TASK TO COMPLETE: Which lines in the records below contain the word "this"? Copy each one out.

[begin DATA RECORDS]

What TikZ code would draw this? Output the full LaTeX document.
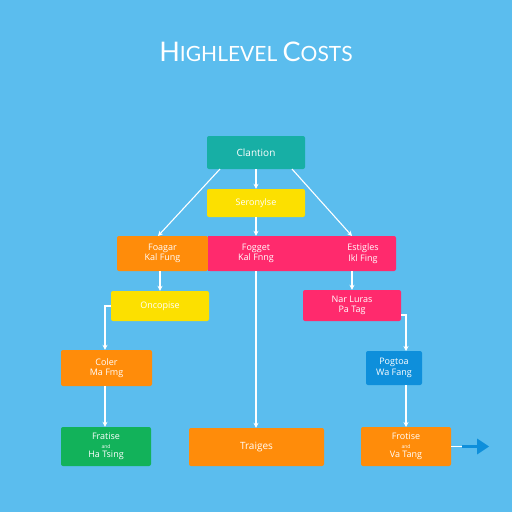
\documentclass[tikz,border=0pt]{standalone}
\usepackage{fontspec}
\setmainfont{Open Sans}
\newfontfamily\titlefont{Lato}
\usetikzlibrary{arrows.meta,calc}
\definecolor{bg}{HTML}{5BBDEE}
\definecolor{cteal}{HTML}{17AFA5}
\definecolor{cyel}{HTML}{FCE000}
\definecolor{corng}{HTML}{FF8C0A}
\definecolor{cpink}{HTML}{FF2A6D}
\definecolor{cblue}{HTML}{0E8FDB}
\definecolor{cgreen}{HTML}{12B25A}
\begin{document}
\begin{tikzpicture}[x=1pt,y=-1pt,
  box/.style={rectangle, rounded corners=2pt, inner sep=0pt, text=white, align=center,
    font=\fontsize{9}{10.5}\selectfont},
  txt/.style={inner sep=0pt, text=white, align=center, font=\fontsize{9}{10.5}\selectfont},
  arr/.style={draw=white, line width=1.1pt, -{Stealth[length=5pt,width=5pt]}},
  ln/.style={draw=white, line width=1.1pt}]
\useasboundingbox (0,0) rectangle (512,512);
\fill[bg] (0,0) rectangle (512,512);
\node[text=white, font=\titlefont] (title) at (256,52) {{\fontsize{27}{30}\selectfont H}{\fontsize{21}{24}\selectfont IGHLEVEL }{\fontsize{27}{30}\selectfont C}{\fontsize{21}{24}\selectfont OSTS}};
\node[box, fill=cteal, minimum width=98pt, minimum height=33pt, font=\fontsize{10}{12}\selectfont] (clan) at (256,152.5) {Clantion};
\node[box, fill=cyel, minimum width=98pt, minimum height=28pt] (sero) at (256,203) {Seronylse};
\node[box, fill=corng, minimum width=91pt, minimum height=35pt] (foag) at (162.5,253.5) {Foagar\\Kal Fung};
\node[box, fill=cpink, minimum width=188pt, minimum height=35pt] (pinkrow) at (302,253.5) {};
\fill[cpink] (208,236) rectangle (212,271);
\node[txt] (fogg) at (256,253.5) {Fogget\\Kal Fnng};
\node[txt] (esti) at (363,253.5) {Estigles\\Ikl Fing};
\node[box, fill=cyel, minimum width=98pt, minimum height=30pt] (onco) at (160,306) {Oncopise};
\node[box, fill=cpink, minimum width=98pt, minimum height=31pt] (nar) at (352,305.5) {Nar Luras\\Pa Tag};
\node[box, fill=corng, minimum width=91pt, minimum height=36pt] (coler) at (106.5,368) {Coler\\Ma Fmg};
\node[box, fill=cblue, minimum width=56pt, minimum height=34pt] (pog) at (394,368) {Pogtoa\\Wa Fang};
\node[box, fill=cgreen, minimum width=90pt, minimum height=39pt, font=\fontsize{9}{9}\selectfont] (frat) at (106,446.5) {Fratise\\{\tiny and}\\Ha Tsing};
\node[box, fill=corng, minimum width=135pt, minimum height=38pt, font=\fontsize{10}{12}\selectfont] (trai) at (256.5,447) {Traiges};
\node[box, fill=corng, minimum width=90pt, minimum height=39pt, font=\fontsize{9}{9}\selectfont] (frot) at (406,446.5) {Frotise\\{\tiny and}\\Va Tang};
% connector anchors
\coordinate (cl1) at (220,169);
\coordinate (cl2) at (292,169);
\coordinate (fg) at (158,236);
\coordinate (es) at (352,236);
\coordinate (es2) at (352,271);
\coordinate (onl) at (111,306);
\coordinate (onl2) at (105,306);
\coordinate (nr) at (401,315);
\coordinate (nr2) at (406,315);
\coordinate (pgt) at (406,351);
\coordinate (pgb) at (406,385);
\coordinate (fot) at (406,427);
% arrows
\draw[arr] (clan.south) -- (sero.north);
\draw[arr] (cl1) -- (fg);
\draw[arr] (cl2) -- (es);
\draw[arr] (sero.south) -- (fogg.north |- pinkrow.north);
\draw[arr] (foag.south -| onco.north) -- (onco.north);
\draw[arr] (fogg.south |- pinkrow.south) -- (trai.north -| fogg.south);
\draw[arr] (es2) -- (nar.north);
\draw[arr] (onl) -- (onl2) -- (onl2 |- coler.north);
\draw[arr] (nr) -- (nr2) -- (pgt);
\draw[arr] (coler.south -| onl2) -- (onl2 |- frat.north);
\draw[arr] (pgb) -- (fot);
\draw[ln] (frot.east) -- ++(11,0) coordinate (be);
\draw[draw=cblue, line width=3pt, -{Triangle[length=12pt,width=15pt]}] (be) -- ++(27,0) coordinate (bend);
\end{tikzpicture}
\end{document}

[end DATA RECORDS]
[begin DATA RECORDS]

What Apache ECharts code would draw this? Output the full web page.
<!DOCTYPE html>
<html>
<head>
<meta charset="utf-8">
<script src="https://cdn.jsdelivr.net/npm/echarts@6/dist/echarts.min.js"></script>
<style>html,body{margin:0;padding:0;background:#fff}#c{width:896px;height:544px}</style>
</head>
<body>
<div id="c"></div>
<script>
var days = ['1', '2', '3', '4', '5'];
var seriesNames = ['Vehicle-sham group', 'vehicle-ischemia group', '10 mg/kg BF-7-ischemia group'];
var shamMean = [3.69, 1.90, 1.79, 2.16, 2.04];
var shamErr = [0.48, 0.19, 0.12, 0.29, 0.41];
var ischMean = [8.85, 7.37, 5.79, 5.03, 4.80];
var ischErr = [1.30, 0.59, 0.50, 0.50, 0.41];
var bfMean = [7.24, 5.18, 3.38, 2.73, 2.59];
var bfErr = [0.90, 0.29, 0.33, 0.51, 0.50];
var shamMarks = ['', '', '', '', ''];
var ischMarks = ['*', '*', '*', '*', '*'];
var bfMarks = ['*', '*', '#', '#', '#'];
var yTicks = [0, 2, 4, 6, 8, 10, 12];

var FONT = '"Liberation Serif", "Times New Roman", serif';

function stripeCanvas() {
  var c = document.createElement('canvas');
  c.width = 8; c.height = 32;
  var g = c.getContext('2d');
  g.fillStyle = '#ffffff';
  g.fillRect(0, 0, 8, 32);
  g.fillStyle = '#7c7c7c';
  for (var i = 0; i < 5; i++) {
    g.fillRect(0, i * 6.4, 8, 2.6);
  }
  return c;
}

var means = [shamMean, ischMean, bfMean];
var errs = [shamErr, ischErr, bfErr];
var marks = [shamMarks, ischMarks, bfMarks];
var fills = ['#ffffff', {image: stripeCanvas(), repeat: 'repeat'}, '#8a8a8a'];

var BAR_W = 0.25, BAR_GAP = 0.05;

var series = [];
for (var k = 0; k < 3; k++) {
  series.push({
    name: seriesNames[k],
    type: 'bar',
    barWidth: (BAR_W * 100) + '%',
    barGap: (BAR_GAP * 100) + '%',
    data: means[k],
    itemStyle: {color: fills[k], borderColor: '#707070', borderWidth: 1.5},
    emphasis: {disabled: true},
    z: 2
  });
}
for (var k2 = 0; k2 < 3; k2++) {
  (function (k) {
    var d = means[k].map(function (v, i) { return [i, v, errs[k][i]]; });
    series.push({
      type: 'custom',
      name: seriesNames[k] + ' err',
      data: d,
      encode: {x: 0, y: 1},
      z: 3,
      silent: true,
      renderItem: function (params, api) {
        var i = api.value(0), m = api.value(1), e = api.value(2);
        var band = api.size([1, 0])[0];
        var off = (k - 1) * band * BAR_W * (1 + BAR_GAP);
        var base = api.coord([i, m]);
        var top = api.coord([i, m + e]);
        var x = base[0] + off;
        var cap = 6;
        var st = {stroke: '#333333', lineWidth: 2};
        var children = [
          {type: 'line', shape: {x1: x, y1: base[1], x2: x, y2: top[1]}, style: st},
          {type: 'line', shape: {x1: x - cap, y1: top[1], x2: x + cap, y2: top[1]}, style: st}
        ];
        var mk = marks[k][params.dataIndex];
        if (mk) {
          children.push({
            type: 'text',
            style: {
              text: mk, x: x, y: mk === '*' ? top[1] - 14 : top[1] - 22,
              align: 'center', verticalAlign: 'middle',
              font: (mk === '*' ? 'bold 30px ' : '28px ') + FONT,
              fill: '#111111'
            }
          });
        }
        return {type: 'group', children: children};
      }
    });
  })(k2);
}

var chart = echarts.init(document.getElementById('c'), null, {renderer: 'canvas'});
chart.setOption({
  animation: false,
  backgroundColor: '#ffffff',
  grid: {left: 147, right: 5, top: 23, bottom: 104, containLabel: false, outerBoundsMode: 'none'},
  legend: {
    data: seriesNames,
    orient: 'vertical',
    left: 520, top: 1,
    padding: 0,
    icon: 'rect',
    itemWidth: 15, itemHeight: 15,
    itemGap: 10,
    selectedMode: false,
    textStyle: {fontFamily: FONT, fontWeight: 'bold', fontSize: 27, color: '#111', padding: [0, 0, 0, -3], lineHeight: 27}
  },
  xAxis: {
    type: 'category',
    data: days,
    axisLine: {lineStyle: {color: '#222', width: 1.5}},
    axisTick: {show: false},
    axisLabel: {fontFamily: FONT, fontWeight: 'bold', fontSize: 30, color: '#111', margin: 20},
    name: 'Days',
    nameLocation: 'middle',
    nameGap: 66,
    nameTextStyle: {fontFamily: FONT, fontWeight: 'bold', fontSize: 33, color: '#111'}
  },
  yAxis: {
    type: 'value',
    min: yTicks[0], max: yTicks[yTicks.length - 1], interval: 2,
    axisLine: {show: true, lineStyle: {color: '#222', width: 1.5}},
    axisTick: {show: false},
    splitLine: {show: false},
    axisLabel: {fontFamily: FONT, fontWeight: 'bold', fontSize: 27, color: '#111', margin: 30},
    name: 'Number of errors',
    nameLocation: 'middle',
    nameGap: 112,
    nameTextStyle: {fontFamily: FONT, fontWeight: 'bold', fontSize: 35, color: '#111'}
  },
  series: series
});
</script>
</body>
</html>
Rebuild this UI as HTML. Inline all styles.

[end DATA RECORDS]
[begin DATA RECORDS]

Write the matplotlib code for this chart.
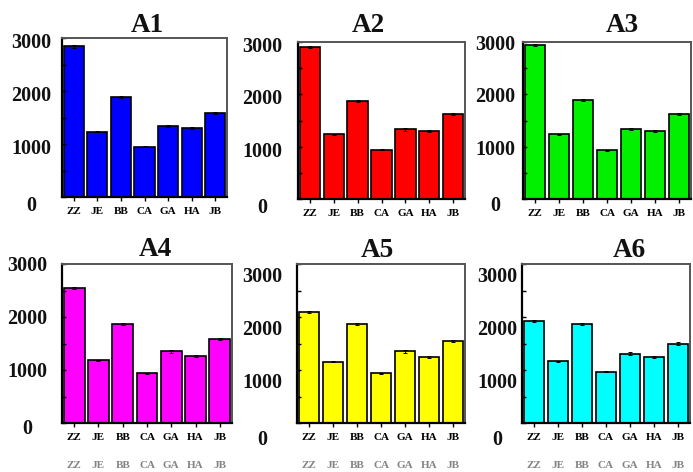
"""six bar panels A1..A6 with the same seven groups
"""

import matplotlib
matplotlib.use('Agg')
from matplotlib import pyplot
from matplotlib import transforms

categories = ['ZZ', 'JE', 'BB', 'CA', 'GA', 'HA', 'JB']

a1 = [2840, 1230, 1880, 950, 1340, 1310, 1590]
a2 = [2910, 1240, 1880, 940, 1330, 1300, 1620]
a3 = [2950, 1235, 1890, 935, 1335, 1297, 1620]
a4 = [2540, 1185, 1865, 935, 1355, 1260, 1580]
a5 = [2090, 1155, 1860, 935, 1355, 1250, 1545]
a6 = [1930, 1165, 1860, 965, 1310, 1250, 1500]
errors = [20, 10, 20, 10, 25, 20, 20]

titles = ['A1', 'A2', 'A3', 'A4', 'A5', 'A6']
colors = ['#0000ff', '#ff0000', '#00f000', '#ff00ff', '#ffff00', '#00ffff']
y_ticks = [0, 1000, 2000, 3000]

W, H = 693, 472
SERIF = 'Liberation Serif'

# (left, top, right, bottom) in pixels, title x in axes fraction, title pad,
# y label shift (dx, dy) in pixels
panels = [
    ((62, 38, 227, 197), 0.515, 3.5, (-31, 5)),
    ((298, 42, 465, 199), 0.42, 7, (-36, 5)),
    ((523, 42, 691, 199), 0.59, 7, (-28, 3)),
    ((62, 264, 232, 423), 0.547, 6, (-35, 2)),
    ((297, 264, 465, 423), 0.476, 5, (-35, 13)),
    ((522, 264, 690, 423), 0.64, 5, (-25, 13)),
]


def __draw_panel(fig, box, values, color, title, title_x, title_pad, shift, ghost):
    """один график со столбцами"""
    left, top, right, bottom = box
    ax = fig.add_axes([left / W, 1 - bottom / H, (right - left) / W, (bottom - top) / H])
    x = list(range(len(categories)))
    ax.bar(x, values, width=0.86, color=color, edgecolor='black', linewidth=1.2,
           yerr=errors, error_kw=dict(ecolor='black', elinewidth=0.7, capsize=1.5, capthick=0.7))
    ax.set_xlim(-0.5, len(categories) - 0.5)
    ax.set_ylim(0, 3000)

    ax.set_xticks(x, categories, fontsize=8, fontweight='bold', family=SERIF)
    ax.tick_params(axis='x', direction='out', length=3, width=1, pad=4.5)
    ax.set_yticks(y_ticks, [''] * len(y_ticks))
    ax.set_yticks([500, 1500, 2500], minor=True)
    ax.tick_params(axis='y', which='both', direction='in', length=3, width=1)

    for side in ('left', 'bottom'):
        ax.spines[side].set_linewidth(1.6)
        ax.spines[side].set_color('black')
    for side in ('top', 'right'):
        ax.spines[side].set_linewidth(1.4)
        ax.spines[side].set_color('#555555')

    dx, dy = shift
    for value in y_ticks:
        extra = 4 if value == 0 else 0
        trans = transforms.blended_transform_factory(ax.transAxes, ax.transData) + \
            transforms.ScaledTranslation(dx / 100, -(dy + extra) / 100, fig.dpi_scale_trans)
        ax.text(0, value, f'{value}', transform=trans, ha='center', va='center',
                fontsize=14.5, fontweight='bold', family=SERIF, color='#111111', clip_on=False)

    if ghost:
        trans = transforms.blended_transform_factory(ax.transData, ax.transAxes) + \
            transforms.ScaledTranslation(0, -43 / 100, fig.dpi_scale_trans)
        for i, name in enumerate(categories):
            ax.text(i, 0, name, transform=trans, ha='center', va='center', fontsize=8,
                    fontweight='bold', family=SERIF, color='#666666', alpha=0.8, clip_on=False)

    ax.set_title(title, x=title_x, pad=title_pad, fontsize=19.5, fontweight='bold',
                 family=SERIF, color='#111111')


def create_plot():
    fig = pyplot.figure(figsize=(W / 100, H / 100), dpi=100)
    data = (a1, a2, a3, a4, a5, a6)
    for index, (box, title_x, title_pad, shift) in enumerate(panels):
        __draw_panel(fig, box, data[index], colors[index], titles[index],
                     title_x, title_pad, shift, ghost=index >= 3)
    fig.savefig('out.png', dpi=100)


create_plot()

[end DATA RECORDS]

OUTPUT:
What TikZ code would draw this? Output the full LaTeX document.
What Apache ECharts code would draw this? Output the full web page.
Rebuild this UI as HTML. Inline all styles.
Write the matplotlib code for this chart.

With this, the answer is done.